SET TASK
Without the pictures, print the lines running from the beginning of the material to the line containing "import numpy as np", both ends included.

════════

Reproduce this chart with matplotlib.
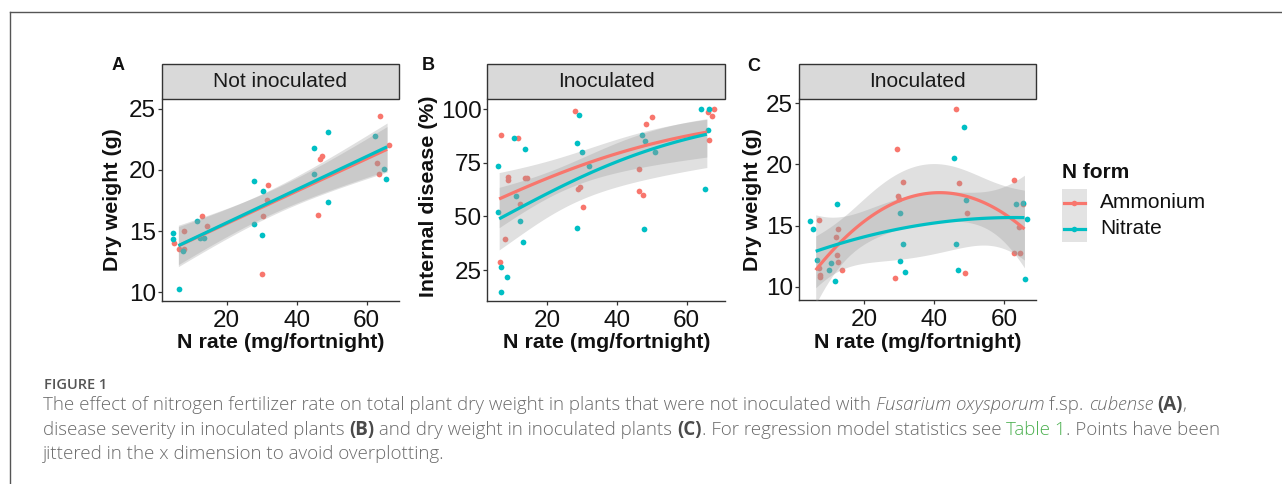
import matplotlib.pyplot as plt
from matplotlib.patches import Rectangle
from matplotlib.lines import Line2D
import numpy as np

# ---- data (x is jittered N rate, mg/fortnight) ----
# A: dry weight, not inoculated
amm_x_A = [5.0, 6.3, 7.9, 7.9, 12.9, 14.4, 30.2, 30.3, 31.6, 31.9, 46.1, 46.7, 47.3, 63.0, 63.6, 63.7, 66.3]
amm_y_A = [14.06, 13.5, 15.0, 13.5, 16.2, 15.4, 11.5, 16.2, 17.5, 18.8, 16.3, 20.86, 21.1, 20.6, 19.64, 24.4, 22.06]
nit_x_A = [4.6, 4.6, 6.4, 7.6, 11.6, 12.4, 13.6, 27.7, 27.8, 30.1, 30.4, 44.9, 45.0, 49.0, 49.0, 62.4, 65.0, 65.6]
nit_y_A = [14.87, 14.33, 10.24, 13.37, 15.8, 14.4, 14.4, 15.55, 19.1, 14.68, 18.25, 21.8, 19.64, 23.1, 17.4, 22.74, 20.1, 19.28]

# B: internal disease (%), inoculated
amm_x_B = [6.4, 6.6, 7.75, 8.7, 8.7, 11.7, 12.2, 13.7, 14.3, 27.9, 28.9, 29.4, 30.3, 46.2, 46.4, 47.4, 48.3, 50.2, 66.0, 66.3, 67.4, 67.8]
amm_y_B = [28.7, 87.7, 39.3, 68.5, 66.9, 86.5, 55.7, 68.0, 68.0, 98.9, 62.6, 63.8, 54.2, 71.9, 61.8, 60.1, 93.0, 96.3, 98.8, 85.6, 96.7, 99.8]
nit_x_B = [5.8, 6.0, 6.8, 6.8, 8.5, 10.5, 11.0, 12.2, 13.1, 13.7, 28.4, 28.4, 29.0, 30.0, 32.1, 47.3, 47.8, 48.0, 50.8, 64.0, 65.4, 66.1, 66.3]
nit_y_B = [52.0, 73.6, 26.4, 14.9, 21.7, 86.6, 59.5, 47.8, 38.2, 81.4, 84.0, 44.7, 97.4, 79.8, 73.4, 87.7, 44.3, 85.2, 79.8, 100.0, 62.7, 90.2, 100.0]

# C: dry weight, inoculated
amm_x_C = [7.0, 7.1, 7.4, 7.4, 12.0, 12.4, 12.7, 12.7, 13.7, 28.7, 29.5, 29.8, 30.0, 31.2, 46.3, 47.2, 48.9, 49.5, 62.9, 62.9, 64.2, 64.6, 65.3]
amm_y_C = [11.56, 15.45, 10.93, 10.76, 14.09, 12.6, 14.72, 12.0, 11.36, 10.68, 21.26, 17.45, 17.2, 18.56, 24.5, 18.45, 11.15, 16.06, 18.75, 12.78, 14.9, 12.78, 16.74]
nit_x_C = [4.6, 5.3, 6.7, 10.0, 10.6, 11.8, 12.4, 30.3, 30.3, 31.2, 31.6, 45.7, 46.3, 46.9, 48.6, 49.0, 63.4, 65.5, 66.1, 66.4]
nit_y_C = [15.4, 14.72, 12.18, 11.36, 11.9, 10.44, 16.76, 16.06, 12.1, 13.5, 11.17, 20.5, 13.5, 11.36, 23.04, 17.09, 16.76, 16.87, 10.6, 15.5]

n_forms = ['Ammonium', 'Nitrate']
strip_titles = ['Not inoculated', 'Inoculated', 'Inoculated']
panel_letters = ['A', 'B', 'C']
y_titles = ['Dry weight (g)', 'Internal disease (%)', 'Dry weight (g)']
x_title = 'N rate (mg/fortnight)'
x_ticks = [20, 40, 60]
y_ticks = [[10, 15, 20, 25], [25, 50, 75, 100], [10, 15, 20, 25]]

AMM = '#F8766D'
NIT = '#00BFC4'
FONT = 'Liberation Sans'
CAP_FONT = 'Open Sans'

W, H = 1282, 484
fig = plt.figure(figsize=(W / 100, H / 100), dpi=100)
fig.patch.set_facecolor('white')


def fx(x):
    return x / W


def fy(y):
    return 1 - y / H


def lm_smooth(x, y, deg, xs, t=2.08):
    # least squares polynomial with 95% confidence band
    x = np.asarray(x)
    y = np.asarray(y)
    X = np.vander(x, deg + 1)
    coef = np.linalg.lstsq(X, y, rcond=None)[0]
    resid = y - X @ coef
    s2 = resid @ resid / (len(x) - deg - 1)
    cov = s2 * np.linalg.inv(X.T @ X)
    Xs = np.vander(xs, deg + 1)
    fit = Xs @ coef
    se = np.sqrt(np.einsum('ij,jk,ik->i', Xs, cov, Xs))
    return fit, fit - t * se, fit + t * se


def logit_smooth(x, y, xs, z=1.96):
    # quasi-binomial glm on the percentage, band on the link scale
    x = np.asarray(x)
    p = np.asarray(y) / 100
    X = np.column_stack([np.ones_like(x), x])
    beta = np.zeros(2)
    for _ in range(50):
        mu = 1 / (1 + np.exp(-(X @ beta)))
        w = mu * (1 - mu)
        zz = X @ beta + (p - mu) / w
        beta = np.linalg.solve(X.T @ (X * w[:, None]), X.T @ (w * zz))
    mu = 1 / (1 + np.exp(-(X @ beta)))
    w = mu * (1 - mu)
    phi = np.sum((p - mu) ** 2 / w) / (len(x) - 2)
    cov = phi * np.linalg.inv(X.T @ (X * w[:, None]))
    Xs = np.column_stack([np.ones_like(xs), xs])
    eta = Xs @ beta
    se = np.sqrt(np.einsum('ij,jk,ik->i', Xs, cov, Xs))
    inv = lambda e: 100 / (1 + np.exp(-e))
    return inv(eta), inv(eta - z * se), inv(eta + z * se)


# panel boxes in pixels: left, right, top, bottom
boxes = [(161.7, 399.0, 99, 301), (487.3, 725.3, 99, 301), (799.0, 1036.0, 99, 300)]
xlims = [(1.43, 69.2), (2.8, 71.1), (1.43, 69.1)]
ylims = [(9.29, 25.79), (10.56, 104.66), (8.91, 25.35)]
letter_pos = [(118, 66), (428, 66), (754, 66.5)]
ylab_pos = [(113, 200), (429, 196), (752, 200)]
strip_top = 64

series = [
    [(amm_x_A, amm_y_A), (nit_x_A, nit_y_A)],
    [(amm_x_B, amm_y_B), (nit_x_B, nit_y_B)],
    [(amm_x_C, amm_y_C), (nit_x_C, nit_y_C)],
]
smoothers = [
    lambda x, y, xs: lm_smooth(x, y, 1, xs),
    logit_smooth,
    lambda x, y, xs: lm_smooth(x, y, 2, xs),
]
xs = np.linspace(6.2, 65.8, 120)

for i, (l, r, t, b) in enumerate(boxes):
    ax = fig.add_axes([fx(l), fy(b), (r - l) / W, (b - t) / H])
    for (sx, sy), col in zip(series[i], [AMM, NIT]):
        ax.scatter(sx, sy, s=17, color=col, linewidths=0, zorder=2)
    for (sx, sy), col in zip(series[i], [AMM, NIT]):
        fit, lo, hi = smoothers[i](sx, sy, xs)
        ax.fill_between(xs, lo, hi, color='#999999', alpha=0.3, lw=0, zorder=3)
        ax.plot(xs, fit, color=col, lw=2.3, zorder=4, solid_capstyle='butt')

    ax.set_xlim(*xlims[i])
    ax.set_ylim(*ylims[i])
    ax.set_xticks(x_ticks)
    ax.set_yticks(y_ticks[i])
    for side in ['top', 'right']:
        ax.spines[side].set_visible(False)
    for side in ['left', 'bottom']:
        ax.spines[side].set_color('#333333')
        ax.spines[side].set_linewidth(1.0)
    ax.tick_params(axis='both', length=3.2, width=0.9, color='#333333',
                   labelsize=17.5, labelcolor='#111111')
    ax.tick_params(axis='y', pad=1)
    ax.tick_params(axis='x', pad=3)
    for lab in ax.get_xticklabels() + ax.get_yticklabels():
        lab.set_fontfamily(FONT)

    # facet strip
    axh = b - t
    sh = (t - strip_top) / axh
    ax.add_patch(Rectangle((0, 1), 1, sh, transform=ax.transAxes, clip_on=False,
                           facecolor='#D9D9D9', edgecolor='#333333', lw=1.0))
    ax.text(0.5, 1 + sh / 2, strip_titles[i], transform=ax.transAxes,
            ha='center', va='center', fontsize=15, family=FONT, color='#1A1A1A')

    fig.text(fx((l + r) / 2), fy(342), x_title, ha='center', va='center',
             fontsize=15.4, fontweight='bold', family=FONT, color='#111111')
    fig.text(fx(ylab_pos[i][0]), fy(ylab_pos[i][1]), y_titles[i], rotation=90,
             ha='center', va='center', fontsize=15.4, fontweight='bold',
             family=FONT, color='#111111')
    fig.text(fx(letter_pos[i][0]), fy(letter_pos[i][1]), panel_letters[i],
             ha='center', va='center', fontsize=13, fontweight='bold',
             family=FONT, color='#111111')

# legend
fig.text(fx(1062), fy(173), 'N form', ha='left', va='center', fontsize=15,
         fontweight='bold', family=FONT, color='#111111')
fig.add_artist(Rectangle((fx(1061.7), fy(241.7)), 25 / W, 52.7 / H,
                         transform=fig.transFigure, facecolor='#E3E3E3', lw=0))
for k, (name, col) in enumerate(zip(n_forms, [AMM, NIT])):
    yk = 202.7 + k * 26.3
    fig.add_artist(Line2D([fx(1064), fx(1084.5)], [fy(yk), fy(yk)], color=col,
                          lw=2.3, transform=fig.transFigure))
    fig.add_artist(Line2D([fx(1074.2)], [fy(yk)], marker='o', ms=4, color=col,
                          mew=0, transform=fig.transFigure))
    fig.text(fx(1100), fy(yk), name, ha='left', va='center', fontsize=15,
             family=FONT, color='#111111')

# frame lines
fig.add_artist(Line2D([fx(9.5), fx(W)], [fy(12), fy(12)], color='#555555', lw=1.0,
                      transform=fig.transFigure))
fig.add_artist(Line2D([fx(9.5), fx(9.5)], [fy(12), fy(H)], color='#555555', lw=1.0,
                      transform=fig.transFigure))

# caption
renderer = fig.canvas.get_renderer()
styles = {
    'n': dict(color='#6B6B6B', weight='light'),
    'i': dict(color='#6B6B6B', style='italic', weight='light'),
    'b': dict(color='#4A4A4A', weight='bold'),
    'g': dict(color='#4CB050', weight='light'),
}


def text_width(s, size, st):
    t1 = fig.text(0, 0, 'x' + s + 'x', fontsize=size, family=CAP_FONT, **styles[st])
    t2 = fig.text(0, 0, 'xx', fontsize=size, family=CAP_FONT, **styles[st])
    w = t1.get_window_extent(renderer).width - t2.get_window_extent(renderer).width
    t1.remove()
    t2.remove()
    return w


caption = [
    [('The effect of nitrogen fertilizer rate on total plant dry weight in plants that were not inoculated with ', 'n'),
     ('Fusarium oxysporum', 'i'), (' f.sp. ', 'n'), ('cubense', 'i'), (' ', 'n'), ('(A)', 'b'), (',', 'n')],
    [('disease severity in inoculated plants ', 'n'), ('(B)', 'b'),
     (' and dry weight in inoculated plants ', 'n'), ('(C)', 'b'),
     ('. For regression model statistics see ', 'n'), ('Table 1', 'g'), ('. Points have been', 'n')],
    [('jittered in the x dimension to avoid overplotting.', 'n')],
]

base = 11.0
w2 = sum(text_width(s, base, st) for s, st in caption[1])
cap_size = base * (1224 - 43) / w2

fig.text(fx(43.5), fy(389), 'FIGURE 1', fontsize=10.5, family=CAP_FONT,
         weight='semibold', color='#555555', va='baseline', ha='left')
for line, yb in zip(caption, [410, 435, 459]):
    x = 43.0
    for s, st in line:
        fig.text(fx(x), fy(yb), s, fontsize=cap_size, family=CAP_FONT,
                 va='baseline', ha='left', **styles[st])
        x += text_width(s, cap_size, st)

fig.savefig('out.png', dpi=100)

════════

FINISHED TASK
Reproduce this chart with matplotlib.
import matplotlib.pyplot as plt
from matplotlib.patches import Rectangle
from matplotlib.lines import Line2D
import numpy as np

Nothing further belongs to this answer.